Восточная Пруссия, привязывая к себе русскую армию, в то же время отдаляла ее от Австрии. Благодаря этому петербургский двор ощущал себя независимым по отношению к своей союзнице и проникался стремлением изменить свою вспомогательную роль на роль державы, ведущей войну в собственных интересах, для которой предпочтительнее более тесный и непосредственный союз с Францией.
Но поскольку это не встретило понимания Людовика XV, пришлось все-таки сближаться с Веной и балансировать между двумя противоположными требованиями: удержания Восточной Пруссии и обязательствами помогать Австрии.

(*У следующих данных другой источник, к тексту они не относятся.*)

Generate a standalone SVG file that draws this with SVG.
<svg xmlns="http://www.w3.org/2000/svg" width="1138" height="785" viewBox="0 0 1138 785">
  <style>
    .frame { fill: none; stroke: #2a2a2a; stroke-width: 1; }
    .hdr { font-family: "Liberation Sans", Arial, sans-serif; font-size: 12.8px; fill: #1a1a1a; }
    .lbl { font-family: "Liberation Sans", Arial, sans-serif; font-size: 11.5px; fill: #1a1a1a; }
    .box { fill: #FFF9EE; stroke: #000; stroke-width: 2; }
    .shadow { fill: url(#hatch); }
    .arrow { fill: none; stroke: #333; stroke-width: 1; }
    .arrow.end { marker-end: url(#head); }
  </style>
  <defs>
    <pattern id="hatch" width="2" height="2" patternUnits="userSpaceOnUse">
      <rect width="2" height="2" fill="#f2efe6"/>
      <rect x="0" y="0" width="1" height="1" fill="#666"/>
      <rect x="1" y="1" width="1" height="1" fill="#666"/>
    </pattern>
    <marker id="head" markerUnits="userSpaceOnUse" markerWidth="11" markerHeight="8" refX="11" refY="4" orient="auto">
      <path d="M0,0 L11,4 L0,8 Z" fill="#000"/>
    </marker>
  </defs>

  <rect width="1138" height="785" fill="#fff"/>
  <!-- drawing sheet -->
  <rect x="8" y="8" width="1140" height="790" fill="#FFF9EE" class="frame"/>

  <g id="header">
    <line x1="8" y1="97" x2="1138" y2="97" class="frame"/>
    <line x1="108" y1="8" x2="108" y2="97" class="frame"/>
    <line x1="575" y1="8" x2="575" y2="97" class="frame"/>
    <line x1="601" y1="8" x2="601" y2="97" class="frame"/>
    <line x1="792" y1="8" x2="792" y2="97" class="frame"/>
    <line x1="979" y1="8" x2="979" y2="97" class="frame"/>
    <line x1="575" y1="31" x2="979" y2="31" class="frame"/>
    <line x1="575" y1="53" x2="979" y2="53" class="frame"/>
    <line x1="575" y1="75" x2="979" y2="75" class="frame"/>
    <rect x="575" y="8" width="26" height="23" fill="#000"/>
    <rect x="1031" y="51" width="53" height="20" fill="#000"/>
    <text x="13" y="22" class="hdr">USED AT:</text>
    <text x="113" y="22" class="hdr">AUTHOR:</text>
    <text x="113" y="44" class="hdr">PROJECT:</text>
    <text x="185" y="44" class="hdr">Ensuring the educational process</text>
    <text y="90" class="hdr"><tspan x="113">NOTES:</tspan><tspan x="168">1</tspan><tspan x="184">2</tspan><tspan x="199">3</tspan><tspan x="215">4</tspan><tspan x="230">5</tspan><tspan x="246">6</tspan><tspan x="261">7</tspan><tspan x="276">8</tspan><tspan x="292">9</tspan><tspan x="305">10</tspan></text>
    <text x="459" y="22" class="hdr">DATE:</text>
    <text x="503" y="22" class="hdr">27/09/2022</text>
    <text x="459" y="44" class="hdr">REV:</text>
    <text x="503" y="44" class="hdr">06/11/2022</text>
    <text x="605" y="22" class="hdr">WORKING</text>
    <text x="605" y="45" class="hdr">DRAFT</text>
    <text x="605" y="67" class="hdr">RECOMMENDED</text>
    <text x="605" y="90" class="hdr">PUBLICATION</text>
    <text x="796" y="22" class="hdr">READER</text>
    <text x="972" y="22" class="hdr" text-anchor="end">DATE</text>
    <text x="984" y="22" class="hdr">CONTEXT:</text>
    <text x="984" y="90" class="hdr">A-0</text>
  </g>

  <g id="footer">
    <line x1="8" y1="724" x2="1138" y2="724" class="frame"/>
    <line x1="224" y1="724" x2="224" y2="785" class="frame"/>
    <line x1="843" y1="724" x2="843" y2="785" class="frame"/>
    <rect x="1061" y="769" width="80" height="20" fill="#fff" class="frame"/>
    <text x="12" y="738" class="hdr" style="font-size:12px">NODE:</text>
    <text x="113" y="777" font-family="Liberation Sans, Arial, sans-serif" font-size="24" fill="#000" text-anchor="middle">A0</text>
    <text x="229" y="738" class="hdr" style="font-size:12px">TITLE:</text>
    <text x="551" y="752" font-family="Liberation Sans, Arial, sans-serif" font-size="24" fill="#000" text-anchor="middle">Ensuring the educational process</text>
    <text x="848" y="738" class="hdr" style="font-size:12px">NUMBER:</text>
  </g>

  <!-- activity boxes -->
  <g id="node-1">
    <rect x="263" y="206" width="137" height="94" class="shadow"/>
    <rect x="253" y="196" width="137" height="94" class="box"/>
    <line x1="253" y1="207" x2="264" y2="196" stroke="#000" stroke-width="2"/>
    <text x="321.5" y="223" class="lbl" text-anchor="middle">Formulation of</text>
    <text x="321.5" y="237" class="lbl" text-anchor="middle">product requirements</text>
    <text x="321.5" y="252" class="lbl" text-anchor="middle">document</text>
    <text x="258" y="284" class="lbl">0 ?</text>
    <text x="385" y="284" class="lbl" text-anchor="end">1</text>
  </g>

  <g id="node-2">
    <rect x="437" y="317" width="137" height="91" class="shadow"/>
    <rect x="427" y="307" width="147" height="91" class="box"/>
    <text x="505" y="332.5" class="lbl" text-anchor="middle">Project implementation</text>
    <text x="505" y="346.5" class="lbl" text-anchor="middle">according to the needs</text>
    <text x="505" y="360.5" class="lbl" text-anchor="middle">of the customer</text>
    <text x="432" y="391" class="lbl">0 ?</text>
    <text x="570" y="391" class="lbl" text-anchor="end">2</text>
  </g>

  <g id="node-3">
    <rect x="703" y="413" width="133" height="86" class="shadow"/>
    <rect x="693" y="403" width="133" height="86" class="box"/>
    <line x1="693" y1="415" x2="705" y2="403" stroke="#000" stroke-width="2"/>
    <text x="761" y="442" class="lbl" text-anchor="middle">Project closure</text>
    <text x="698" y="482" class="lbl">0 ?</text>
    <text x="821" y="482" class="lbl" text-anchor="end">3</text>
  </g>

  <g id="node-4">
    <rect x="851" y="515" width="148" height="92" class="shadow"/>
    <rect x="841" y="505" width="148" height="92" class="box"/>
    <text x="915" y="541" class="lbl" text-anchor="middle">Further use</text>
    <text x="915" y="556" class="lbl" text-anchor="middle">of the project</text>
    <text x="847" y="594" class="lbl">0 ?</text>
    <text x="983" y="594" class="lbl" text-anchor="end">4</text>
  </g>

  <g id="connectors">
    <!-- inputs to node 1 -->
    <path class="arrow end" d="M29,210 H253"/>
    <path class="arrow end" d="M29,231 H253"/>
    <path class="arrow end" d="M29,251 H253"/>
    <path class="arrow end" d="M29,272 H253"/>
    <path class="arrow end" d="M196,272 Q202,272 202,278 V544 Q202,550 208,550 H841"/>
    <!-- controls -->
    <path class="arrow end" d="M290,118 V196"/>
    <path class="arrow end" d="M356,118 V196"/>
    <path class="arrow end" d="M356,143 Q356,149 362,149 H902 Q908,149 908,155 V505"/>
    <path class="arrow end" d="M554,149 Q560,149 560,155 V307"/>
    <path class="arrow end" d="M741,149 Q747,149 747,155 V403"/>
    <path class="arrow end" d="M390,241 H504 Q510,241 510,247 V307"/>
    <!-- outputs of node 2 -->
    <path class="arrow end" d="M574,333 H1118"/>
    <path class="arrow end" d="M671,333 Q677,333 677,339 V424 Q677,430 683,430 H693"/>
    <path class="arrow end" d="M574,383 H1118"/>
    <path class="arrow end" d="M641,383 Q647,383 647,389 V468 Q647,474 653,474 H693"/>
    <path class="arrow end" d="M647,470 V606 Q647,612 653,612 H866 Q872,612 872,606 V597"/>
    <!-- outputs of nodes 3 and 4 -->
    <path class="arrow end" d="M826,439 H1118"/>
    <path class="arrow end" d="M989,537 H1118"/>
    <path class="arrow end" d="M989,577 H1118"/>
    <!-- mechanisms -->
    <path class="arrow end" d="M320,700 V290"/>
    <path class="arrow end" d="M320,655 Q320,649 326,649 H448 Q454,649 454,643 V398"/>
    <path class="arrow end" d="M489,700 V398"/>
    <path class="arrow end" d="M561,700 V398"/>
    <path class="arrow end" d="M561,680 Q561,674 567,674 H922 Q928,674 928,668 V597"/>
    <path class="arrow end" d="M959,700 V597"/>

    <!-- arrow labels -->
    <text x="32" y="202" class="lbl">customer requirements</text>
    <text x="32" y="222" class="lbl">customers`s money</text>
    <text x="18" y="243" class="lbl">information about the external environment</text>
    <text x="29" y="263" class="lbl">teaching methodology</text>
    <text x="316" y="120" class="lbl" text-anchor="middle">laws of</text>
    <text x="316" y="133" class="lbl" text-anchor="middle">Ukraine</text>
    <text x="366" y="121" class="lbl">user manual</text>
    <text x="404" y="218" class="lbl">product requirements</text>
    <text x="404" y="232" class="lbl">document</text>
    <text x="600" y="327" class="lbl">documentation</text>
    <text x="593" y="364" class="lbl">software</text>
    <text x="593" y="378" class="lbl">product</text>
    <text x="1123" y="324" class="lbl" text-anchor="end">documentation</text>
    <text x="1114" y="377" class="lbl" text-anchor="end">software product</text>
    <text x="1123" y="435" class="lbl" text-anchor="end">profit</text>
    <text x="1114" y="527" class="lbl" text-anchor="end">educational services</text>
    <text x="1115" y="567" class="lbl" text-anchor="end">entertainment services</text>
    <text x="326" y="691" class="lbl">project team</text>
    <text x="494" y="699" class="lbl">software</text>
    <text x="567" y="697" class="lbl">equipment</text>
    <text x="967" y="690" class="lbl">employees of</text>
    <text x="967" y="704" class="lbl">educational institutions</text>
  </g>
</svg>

Поиски подобного компромисса порождали множество проектов, наполнявших политическую и военную корреспонденцию этих пяти лет: то предлагали сформировать так и оставшуюся на бумаге сорокатысячную армию и послать ее в распоряжение австрийцев, то говорилось о разделе главной армии и выделении из нее двадцати тысяч для фельдмаршала Дауна. Однако эти намерения вызывали сопротивление со стороны всех без исключения русских главнокомандующих: и Фермора, и Салтыкова, и Бутурлина. Они понимали, что в таком случае армия потеряет боеспособность и силы настолько распылятся, что императорское знамя как бы вообще исчезнет с театра военных действий. Только злостный недоброжелатель мог давать подобные советы, вредоносные для интересов и славы российской армии. Третий вариант заключался в том, чтобы приблизить русскую операционную линию к линии Дауна, избегая, однако, их параллельности или схождения.

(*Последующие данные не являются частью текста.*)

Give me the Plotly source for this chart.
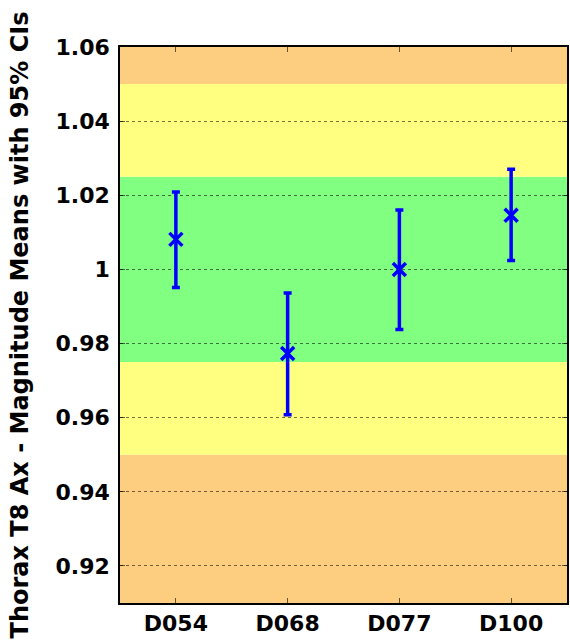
import plotly.graph_objects as go

categories = ["D054", "D068", "D077", "D100"]
means = [1.0081, 0.9773, 1.0000, 1.0146]
upper = [1.0209, 0.9936, 1.0160, 1.0270]
lower = [0.9951, 0.9608, 0.9838, 1.0024]

bands = [  # (y0, y1, color)
    (0.90, 0.95, "#FDCD80"),
    (0.95, 0.975, "#FFFF80"),
    (0.975, 1.025, "#80FF80"),
    (1.025, 1.05, "#FFFF80"),
    (1.05, 1.07, "#FDCD80"),
]
yticks = [0.92, 0.94, 0.96, 0.98, 1.00, 1.02, 1.04, 1.06]
yticktext = ["0.92", "0.94", "0.96", "0.98", "1", "1.02", "1.04", "1.06"]

x = list(range(len(categories)))
fig = go.Figure()
fig.add_trace(go.Scatter(
    x=x, y=means, mode="markers",
    marker=dict(symbol="x-thin", size=13, color="#0000FF",
                line=dict(color="#0000FF", width=3.5)),
    error_y=dict(type="data", symmetric=False,
                 array=[u - m for u, m in zip(upper, means)],
                 arrayminus=[m - l for m, l in zip(means, lower)],
                 color="#0000FF", thickness=3.5, width=4),
    showlegend=False,
))
for y0, y1, c in bands:
    fig.add_shape(type="rect", xref="paper", yref="y", x0=0, x1=1, y0=y0, y1=y1,
                  fillcolor=c, line=dict(width=0), layer="below")

font = dict(family="DejaVu Sans, Arial, sans-serif", color="black")
fig.update_layout(
    width=570, height=642,
    margin=dict(l=120, r=1, t=47, b=39),
    paper_bgcolor="white", plot_bgcolor="rgba(0,0,0,0)",
    font=font,
    xaxis=dict(range=[-0.5, 3.5], tickvals=x, ticktext=[f"<b>{c}</b>" for c in categories],
               tickfont=dict(size=22), showgrid=False, zeroline=False,
               showline=True, linecolor="black", linewidth=1.5, mirror="ticks",
               ticks="inside", ticklen=5, tickcolor="rgba(0,0,0,0.6)"),
    yaxis=dict(range=[0.91, 1.06], tickvals=yticks,
               ticktext=[f"<b>{t}</b>" for t in yticktext],
               tickfont=dict(size=22), ticklabelstandoff=4,
               showgrid=True, griddash="dot",
               gridcolor="rgba(0,0,0,0.55)", gridwidth=1, zeroline=False,
               showline=True, linecolor="black", linewidth=1.5, mirror="ticks",
               ticks="inside", ticklen=5, tickcolor="rgba(0,0,0,0.6)",
               title=dict(text="<b>Thorax T8 Ax - Magnitude Means with 95% CIs</b>",
                          font=dict(size=24), standoff=20)),
)
fig.write_html("out.html", config={"displayModeBar": False},
               post_script="document.body.style.margin='0';")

Опираясь на Восточную Пруссию, русские могли выбирать между двумя основными направлениями: 1. идти вдоль Балтийского побережья, занять Данциг и Прусскую Померанию и соединиться с малочисленной шведской армией, полностью отрезав таким образом Фридриха II от моря; 2. наступать через Кюстрин или Франкфурт-на-Одере и захватить Берлин и всю главную провинцию Прусского Королевства; 3. двигаться через Позен и помочь австрийцам отвоевывать Силезию или Саксонию. Независимо от избранного варианта при условии последовательности действий можно было надеяться на большой успех — завоевание одной из прусских провинций. Но беда заключалась в том, что никак не могли твердо решиться на какую-то одну из этих трех систем. Уже в кампанию 1758 г. русские могли бы принудить Данциг к капитуляции, занять Западную Пруссию и Померанию и разгромить армию Левальда. После этого на следующий год надо было вторгнуться в Бранденбург и наконец во время третьей кампании раздавить Фридриха II, прижав его к австрийцам.

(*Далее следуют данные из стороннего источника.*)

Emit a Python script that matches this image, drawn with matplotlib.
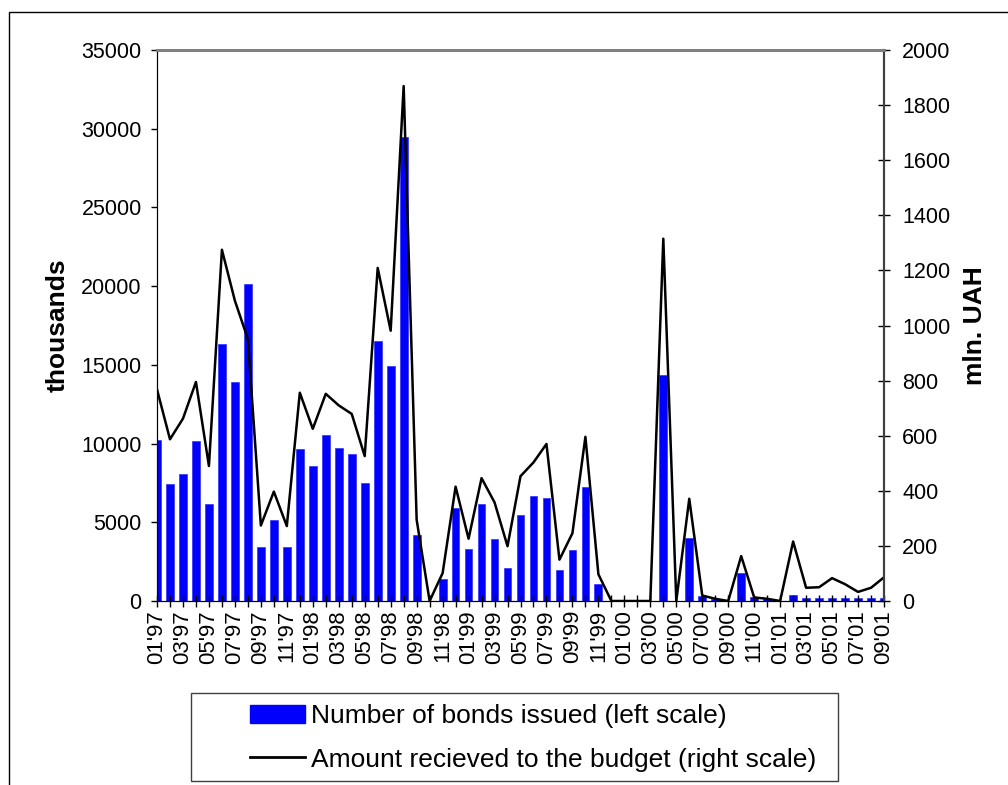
import numpy as np
import matplotlib
matplotlib.use('Agg')
import matplotlib.pyplot as plt
from matplotlib.patches import Rectangle
from matplotlib.lines import Line2D

plt.rcParams['font.family'] = ['Liberation Sans', 'DejaVu Sans']

# monthly series, January 1997 - September 2001
bonds = [10200, 7460, 8070, 10180, 6190, 16300, 13890, 20140, 3430, 5120,
         3430, 9670, 8580, 10520, 9740, 9340, 7510, 16500, 14900, 29490,
         4170, 0, 1390, 5890, 3290, 6140, 3920, 2110, 5450, 6700,
         6560, 1970, 3220, 7210, 1070, 0, 0, 0, 0, 14330,
         0, 4010, 320, 100, 0, 1810, 250, 100, 0, 360,
         170, 170, 170, 170, 170, 170, 170]
amount = [768, 587, 662, 795, 490, 1275, 1090, 951, 274, 397,
          272, 756, 625, 752, 710, 679, 526, 1209, 981, 1869,
          295, 0, 101, 415, 226, 446, 358, 199, 453, 503,
          570, 150, 246, 596, 97, 0, 0, 0, 0, 1315,
          0, 371, 20, 8, 0, 163, 13, 8, 0, 216,
          48, 50, 83, 61, 33, 48, 86]
tick_labels = ["01'97", "03'97", "05'97", "07'97", "09'97", "11'97",
               "01'98", "03'98", "05'98", "07'98", "09'98", "11'98",
               "01'99", "03'99", "05'99", "07'99", "09'99", "11'99",
               "01'00", "03'00", "05'00", "07'00", "09'00", "11'00",
               "01'01", "03'01", "05'01", "07'01", "09'01"]

x = np.arange(len(bonds))

fig = plt.figure(figsize=(10.08, 7.85), dpi=100)
ax = fig.add_axes([157/1008, 184/785, 727/1008, 551/785])

ax.bar(x, bonds, width=0.6, color='#0000ff', edgecolor='#3030ff', linewidth=0.5)
ax.set_xlim(0, len(bonds) - 1)
ax.set_ylim(0, 35000)
ax.set_yticks(np.arange(0, 35001, 5000))
ax.set_xticks(x)
labels = [''] * len(x)
for i, lab in zip(x[::2], tick_labels):
    labels[i] = lab
ax.set_xticklabels(labels, rotation=90, fontsize=16)
ax.tick_params(axis='x', direction='inout', length=9, width=1, pad=2)
ax.tick_params(axis='y', direction='out', length=4, width=1, labelsize=15.5, pad=7)
ax.set_ylabel('thousands', fontsize=19, fontweight='bold', labelpad=8)

ax2 = ax.twinx()
ax2.plot(x, amount, color='black', linewidth=1.8)
ax2.set_ylim(0, 2000)
ax2.set_yticks(np.arange(0, 2001, 200))
ax2.tick_params(axis='y', direction='inout', length=8, width=1, labelsize=15.5, pad=9)
ax2.set_ylabel('mln. UAH', fontsize=19, fontweight='bold', labelpad=9)

for a in (ax, ax2):
    a.spines['top'].set_color('#808080')
    a.spines['top'].set_linewidth(2)
    a.spines['left'].set_color('black')
    a.spines['bottom'].set_color('black')
    a.spines['right'].set_color('#404040')
    a.spines['right'].set_linewidth(1.5)

# outer chart frame and legend box
fig.patches.append(Rectangle((9/1008, -0.1), 1.2, (773/785) + 0.1,
                             transform=fig.transFigure, fill=False,
                             edgecolor='black', linewidth=1))
fig.patches.append(Rectangle((191/1008, 4/785), 647/1008, 88/785,
                             transform=fig.transFigure, fill=False,
                             edgecolor='#404040', linewidth=1))

handles = [Rectangle((0, 0), 1, 1, color='#0000ff'),
           Line2D([0], [0], color='black', linewidth=2)]
fig.legend(handles, ['Number of bonds issued (left scale)',
                     'Amount recieved to the budget (right scale)'],
           loc='upper left', bbox_to_anchor=(250/1008, 81/785),
           frameon=False, fontsize=19, borderpad=0, borderaxespad=0,
           handlelength=2.1, handleheight=0.7, handletextpad=0.2,
           labelspacing=0.74)

fig.savefig('out.png', dpi=100)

Однако ничего этого не произошло. До самого конца войны русская армия даже в период решительного наступления на Кюстрин и Франкфурт постоянно разрывалась двумя противоположными влияниями. То ее поворачивали на север, потому что правому флангу и даже самому Кёнигсбергу угрожала прусская армия из Померании; то надо было двигаться на юг, поскольку канцлер Кауниц не давал покоя своими представлениями графу Воронцову, а Даун жаловался, что русские ничем не хотят помочь ему в Силезии и Саксонии. Русская армия была похожа на планету, которая под воздействием двух противоположных притяжений движется беспорядочными зигзагами. Отсюда столько приказов и столько контрприказов, столько маршей и контрмаршей, изматывавших людей и оставлявших на дорогах конские трупы и брошенные повозки. Солдаты голодали, потому что интендантство не успевало вслед за переменами политики менять пути подвоза и расположение магазинов. Русская армия скорее плутала и бродяжничала по всей Польше и Германии, чем следовала заранее выработанному плану.